The major contrast between a lazy list function and a multi-layer
perceptron is that for some functions, such as filter, takeWhile,
dropWhile, and find, I can't build the corresponding neural
interconnections until runtime, since these connections depend on the
actual *data* that is presented to the inputs.

A complicated function, like accumUntilCutoff, is "almost" a
multi-layer perceptron, except for the fact that parts of the
dependency graph are constructed at runtime based on the input data.
This makes it very hard to thread a baton through the dependency
graph.

So I want to make accumUntilCutoff read its input, lazily, from the
console.  That means:

 1. I need to provide a way to hand the IO baton to accumUntilCutoff
    and get it back at the end.

 2. The baton must be passed, sequentially, to each element of the
    input list, up to and including the last element that I need.

Here is my key observation -- Suppose that:
 1. I have two functions f and g that both process a lazy list.
 2. I feed the same "lazy list from the console" to both functions.
 3. Function f consumes part of the list, and g consumes more than f.
 4. I choose to print the result of f, then interact with the user,
    and later, based on user input, possibly print the result of g.

Then:
 1. In order to print the result of f, I must pass the baton through f,
    so the baton will be sequenced through a prefix of my lazy list.
 2. In order to determine whether to evaluate g, I must get the baton
    back from f and use it to interact with the user.
 3. If I later need to print the result of g, then I need to pass the
    baton through g, and the baton must be sequenced *starting in the
    middle* through my lazy list of user input.
 As a result, I have to interleave IO operations.

Example pseudo-code:

1.  main :: IO
2.  main = do
3.     putStrLn "Hello."
4.     xs <- getLazyListOfNumbersFromUser
5.     let ys = zipWith (+) xs $ tail xs
6.     print (ys !! 0)        -- depends on xs !! 0 and 1
7.     b <- askUserBool "Would you like to continue? "
8.     if b
9.       then print (ys !! 1) -- depends on xs !! 1 and 2
10.      else return ()
11.    putStrLn "Goodbye."

We *must* ask the user for the first two elements of xs because we
have to print the result before asking the user a question.  We
*can't* ask the user for the third element of xs at this time because
the user gets to decide whether we need it.  As a result, we must
interleave the operation of asking the user for elements of the list
"xs" with the operation of asking the user whether to continue.

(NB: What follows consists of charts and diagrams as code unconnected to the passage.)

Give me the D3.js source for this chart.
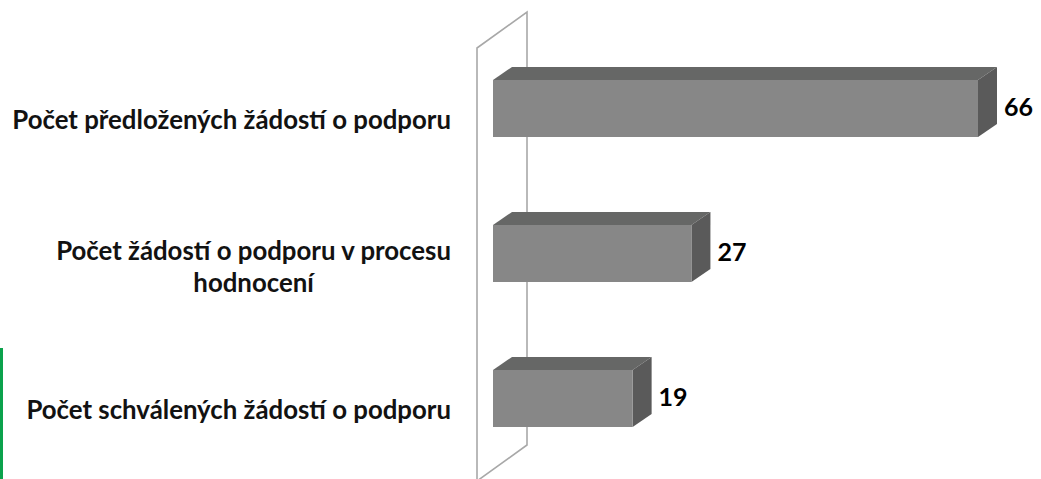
<!DOCTYPE html>
<html lang="cs">
<head>
    <meta charset="UTF-8">
    <title>Počet žádostí o podporu</title>
    <style>
        html, body {
            margin: 0;
            padding: 0;
            background: #ffffff;
        }
        svg {
            display: block;
        }
    </style>
    <script src="https://cdn.jsdelivr.net/npm/d3@7"></script>
</head>
<body>
    <svg id="chart" width="1041" height="479"></svg>

    <script>
        // data
        const categories = [
            ["Počet předložených žádostí o podporu"],
            ["Počet žádostí o podporu v procesu", "hodnocení"],
            ["Počet schválených žádostí o podporu"]
        ];
        const values = [66, 27, 19];

        const svg = d3.select("#chart");
        const labelFont = "Lato, 'Open Sans', sans-serif";

        const x = d3.scaleLinear().domain([0, 66]).range([493, 978]);
        const y = d3.scalePoint().domain(d3.range(values.length)).range([108.5, 398.5]);
        const barH = 57;
        const dx = 19, dy = -13;      // bar depth
        const wdx = 50, wdy = -36;    // wall depth

        // green strip at the left edge
        svg.append("rect")
            .attr("x", 0).attr("y", 348)
            .attr("width", 3).attr("height", 131)
            .attr("fill", "#0ba24c");

        // back wall (side panel)
        const wallX = 477, wallTop = 48, wallBottom = 481;
        svg.append("path")
            .attr("d", `M${wallX},${wallBottom + 40} L${wallX},${wallTop} L${wallX + wdx},${wallTop + wdy} L${wallX + wdx},${wallBottom + wdy} L${wallX},${wallBottom}`)
            .attr("fill", "none")
            .attr("stroke", "#a8a8a8")
            .attr("stroke-width", 1.6);

        // 3D bars
        const bars = svg.append("g").selectAll("g")
            .data(values)
            .join("g");

        const x0 = x(0);
        bars.append("path") // top face
            .attr("d", (d, i) => {
                const t = y(i) - barH / 2;
                return `M${x0},${t} L${x0 + dx},${t + dy} L${x(d) + dx},${t + dy} L${x(d)},${t} Z`;
            })
            .attr("fill", "#666766");

        bars.append("path") // side face
            .attr("d", (d, i) => {
                const t = y(i) - barH / 2;
                return `M${x(d)},${t} L${x(d) + dx},${t + dy} L${x(d) + dx},${t + barH + dy} L${x(d)},${t + barH} Z`;
            })
            .attr("fill", "#5a5a5a");

        bars.append("rect") // front face
            .attr("x", x0)
            .attr("y", (d, i) => y(i) - barH / 2)
            .attr("width", d => x(d) - x0)
            .attr("height", barH)
            .attr("fill", "#878787");

        // value labels
        bars.append("text")
            .attr("x", d => x(d) + dx + 7)
            .attr("y", (d, i) => y(i) + 1.5)
            .attr("dominant-baseline", "middle")
            .attr("font-family", labelFont)
            .attr("font-weight", "bold")
            .attr("font-size", 25)
            .attr("fill", "#000")
            .text(d => d);

        // category labels, right aligned, wrapped lines centred under the first
        const labelRight = 451;
        const lineH = 32;
        categories.forEach((lines, i) => {
            const base = lines.length > 1 ? y(i) + 6.5 : y(i) + 20;
            let firstW = 0;
            lines.forEach((line, j) => {
                const t = svg.append("text")
                    .attr("y", base + j * lineH)
                    .attr("font-family", labelFont)
                    .attr("font-weight", "bold")
                    .attr("font-size", 25.8)
                    .attr("fill", "#121212")
                    .text(line);
                if (j === 0) {
                    firstW = t.node().getComputedTextLength();
                    t.attr("x", labelRight).attr("text-anchor", "end");
                } else {
                    t.attr("x", labelRight - firstW / 2).attr("text-anchor", "middle");
                }
            });
        });
    </script>
</body>
</html>
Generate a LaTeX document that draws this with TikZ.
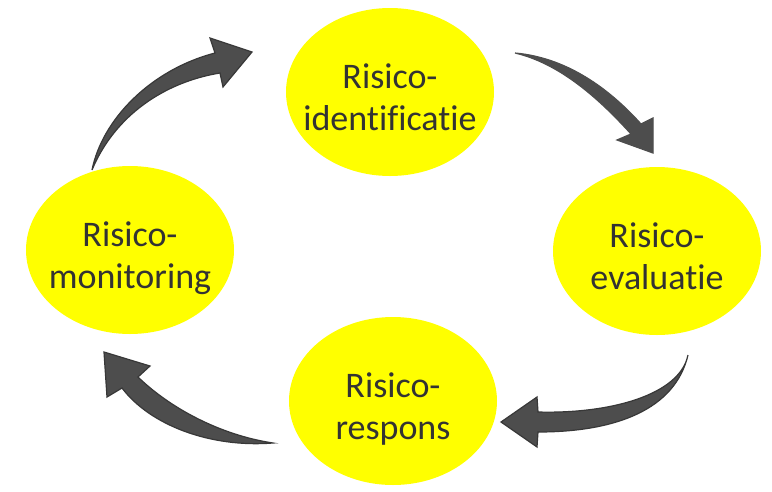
\documentclass[tikz,border=0pt]{standalone}
\usepackage{fontspec}
\setmainfont{Carlito}[Ligatures=NoCommon]
\usetikzlibrary{shapes.geometric}
\definecolor{phaseyellow}{HTML}{FFFF00}
\definecolor{arrowgray}{HTML}{4D4D4D}
\definecolor{edgegray}{HTML}{383838}
\definecolor{textgray}{HTML}{333333}
\begin{document}
\begin{tikzpicture}[x=1pt,y=-1pt,
    phase/.style={ellipse,fill=phaseyellow,minimum width=208pt,minimum height=168pt,inner sep=0pt},
    phasetext/.style={align=center,text=textgray,font=\fontsize{36}{42}\selectfont,inner sep=0pt,anchor=north,yshift=28pt},
    bigarrow/.style={fill=arrowgray,draw=edgegray,line width=1.2pt,line join=miter}]
    \useasboundingbox (0,0) rectangle (772,491);
    % the four steps of the cycle
    \node[phase] at (390,92) (ident) {};
    \node[phasetext] at (ident) {Risico-\\identificatie};
    \node[phase] at (657,251) (eval) {};
    \node[phasetext] at (eval) {Risico-\\evaluatie};
    \node[phase] at (393,401) (resp) {};
    \node[phasetext] at (resp) {Risico-\\respons};
    \node[phase] at (130,250) (monit) {};
    \node[phasetext] at (monit) {Risico-\\monitoring};
    % curved block arrows
    \draw[bigarrow] (92,170) .. controls (102,120) and (150,70) .. (215,53) -- (210,38) -- (252,52) -- (223,87) -- (220,73) .. controls (165,82) and (115,115) .. cycle;
    \draw[bigarrow,draw=arrowgray] (515,53) .. controls (572,58) and (615,95) .. (641,124) -- (653,118) -- (653,153) -- (617,140) -- (631,134) .. controls (602,102) and (562,64) .. cycle;
    \draw[bigarrow] (688,355) .. controls (680,395) and (610,414) .. (538,412) -- (537,397) -- (501,422) -- (537,447) -- (538,432) .. controls (615,432) and (675,410) .. cycle;
    \draw[bigarrow] (273,443) .. controls (220,435) and (170,408) .. (138,377) -- (150,366) -- (104,352) -- (107,397) -- (122,388) .. controls (150,425) and (210,448) .. cycle;
\end{tikzpicture}
\end{document}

 > Now I want to connect the console to "f", such that the list of inputs
 > to "f" comes from the console, one item at a time.

In order to do this, I must either rewrite "f" to pass a baton,

 > Option 2. Ignore lists
 > Option 3. Use continuations

or else I have to violate purity.

 > Option 1. Ignore purity [using unsafeInterleaveIO]

In conclusion:

 > I am dis-satisfied with the fact that I have to embed IO code in the
 > middle of accumulation code.

Then I can either (a) swallow it, (b) use unsafeInterleaveIO, or (c)
in the special case that "f" happens to access its input sequentially
anyway, rewrite it to pass a baton.

... newb code ...
 > readUntilCutoff :: Integer -> IO (Integer, [Integer])
 > readUntilCutoff cutoff = readHelper cutoff 0 id
 >     where
 >       readHelper :: {- cutoff          -} Integer ->
 >                     {- sum so far      -} Integer ->
 >                     {- elements so far -} ([Integer] -> [Integer]) ->
 >                     {- outputs         -} IO (Integer, [Integer])
 >       readHelper cutoff sum elems = do
 >         if sum < cutoff
 >           then do
 >             putStr "Enter an integer: "
 >             ln <- getLine
 >             let x = read ln
 >             readHelper cutoff (sum + x) (elems . (x:))
 >           else return $ (sum, elems [])

-- Ron

References:

[1] 
http://www.haskell.org/haskellwiki/IO_inside#Welcome_to_the_RealWorld.2C_baby_:.29

[2] http://en.wikipedia.org/wiki/Artificial_neural_network